The slowdown is largely self-imposed as Chinese leaders try to nurture more self-sustaining growth based on domestic consumption instead of exports and investment. But consumer spending growth is slow. That has forced Beijing to prop up China’s rebound from its deepest downturn since the 2008 global crisis with spending on building subways and other public works, which pumps still more money into state industry.
Growth of the world’s second-largest economy is forecast at 7 to 8 per cent over the next decade — far above the low single digits expected from the United States and Europe but China’s weakest performance since the ’90s.
“They know this economy may have rough days ahead, so why not take their capital and diversify around the world?” said Jim McGregor, chairman for Greater China at consulting firm APCO.
State-owned oil and mining companies still account for China’s biggest deals abroad, including multibillion-dollar investments in Australia, Africa and Latin American. In 2007, China’s sovereign wealth fund bought a 9.9 per cent stake in Morgan Stanley for $5.6 billion.
But smaller private companies are expanding in a wider array of industries including technology, manufacturing, food processing and real estate.
Bright Foods acquired a majority stake last year in Weetabix, which makes Alpen muesli. Hanergy Group, a builder of hydroelectric dams, bought two makers of solar panels — MiaSole in California and Germany’s Solibro.
Shuanghui’s Wan, a former soldier, started his rise in 1985 when coworkers elected him manager of a slaughterhouse in his hometown of Luohe in central China.
The economy was in the early stages of then-supreme leader Deng Xiaoping’s reforms. The ruling party had begun allowing privately owned restaurants and other small businesses. Rolling back its “iron rice bowl” policies of jobs for life and nationwide wage standards, Beijing was starting to let companies pay employees for the first time based on their productivity.
According to Caixin, China’s leading business magazine, Wan turned around his struggling slaughterhouse with such radical innovations for the time as operating three shifts around the clock, every day of the year. It said that in the first year the business swung to a profit of 5 million yuan (about $1.7 million at that time).
The company grew rapidly while undergoing repeated restructurings. It split into two competing companies at one point before reuniting. In 2006, its managers bought out the remaining state stake using money from investors including Goldman Sachs and Singapore state investment company Temasek Holdings Ltd.
Today, the company is controlled through Shuanghui International Holdings Ltd. in Hong Kong, of which Wan is chairman. The operating unit on the mainland, Shuanghui Investment and Development Co., says it is China’s biggest meat processor, with annual sales in excess of 50 billion yuan ($8 billion) and more than 60,000 employees.

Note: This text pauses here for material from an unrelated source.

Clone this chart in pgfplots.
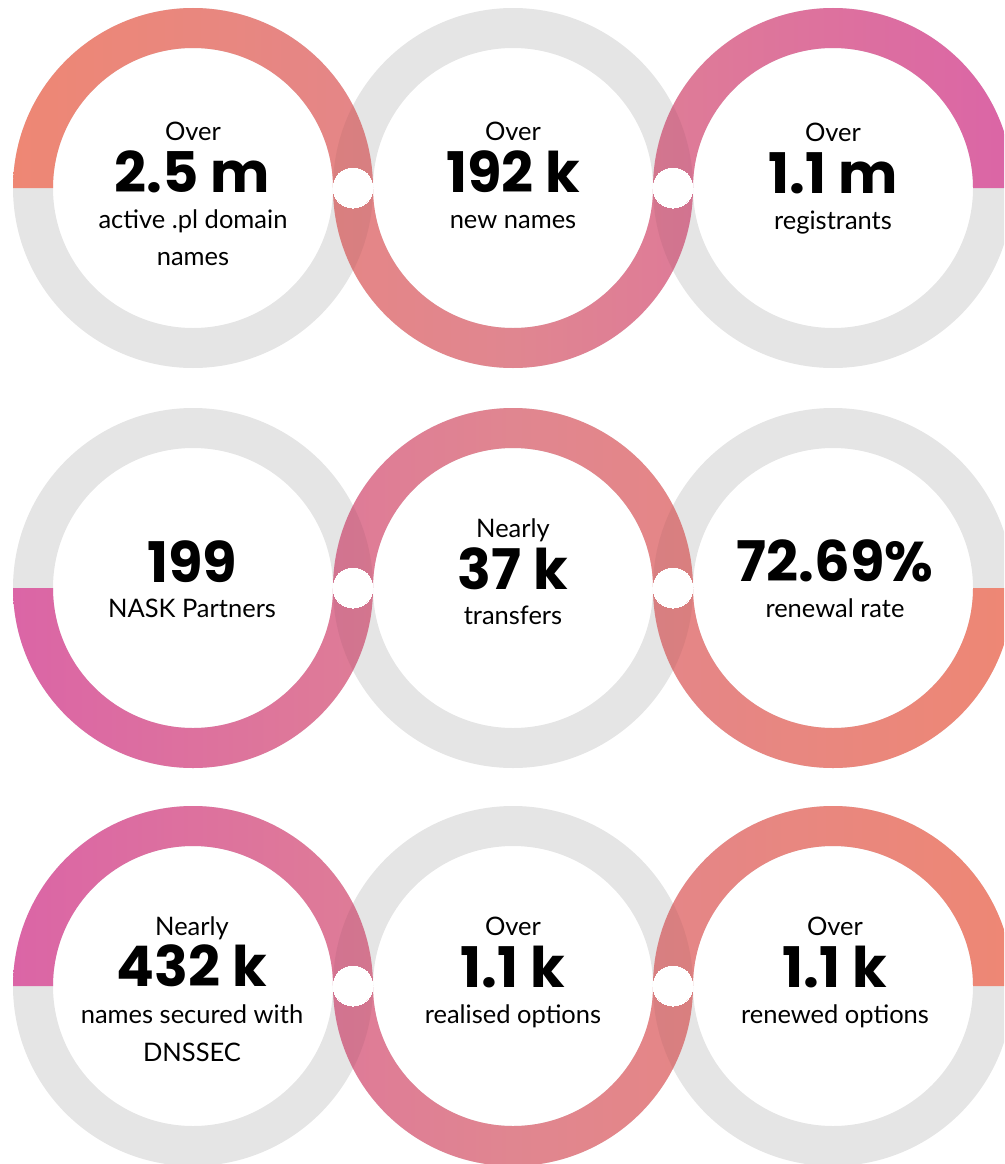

China consumes more than half the world’s pork. That makes the tie-up with Shuanghui a possible boost to Smithfield by giving the American producer a readymade distribution network for its Armour, John Morrell and other brands as Chinese buy more processed and packaged meat.
Shuanghui’s reputation was battered in 2011 when state television revealed its pork contained clenbuterol, a banned chemical that makes pork leaner but can be harmful to humans.
The company apologized and promised to improve quality — a process that might benefit from an infusion of know-how from Smithfield.
“Pork in China is a vegetable. It’s everywhere,” said McGregor. “Good for China, trying to up its game on best practices.”